Bridget Jones’s Diary by Helen Fielding – ex-library copy. This book doesn’t need any introduction, does it? I’m doing one for the chick-lit lovers.
The BlindingAbsence of Light by Tahar Ben Jelloun – In 10 July 1971, disaffected student Salim took part in a failed coup to oust King Hassan II of Morocco. With sixty others he was incarcerated in a secret prison complex in the Moroccan desert, Tazmamart; they were to remain there for nearly 20 years. A winner of 2004 IMPAC award, the book is a tragic and awe inspiring account of Salim and inmates in the desert gaol.
To help you make the choice, my favourites are Random Act of Heroic Love, Disgrace and The Blinding Absence of Light. I bought extra copies to give them away. All my reviews for the above titles can be found by searching in this blog (except Random Acts of Heroic Love, which is a favourite in my pre-blogging days)
Here’s what you have to do:
- Tell me if you are in or out for the giveaway draw.
- Pick one out of the following 4 options (A to D) and offer some advice on what I should do about my blog name; and
- Tell me if it ever cross your mind to change the name of your blog (you can be honest!).
- Option A. Change your domain (URL link) and change your blog name, I won’t forget who you (JoV) are.
- Option B. Keep your domain (URL Link) and change your blog name.
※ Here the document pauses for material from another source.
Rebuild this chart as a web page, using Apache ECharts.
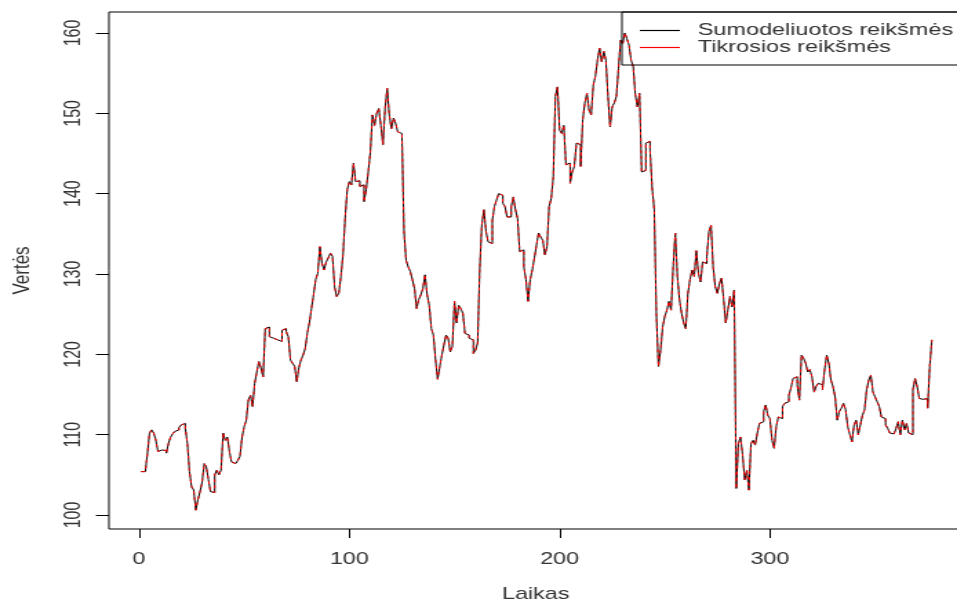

I won’t forget who you are.
- Option C. Do nothing. Everything is fine as it is.
- Option D. Oh I don’t care, do whatever you like. I might confuse you with someone else.
The deadline is the last day of 2010, 31 December 2010 (London time). I will do the draw on the 3 January 2011. This is open to everyone internationally, I will ship to Antartica if you give me a valid address, and I would still ship if you have chosen option D too. 😉
Heartfelt thanks for everyone who reads and comments on my blog these past years. Big thanks to those who join in the madness of reading the Midnight’s Children with me, I hope you won’t blame me if you hate the book and can’t wait to throw it out of the window! I hope to receive your reviews about Midnight’s Children soon, even if they are negative ones. I have met so many new friends and grow as a book blogger, thank you for being the source of that.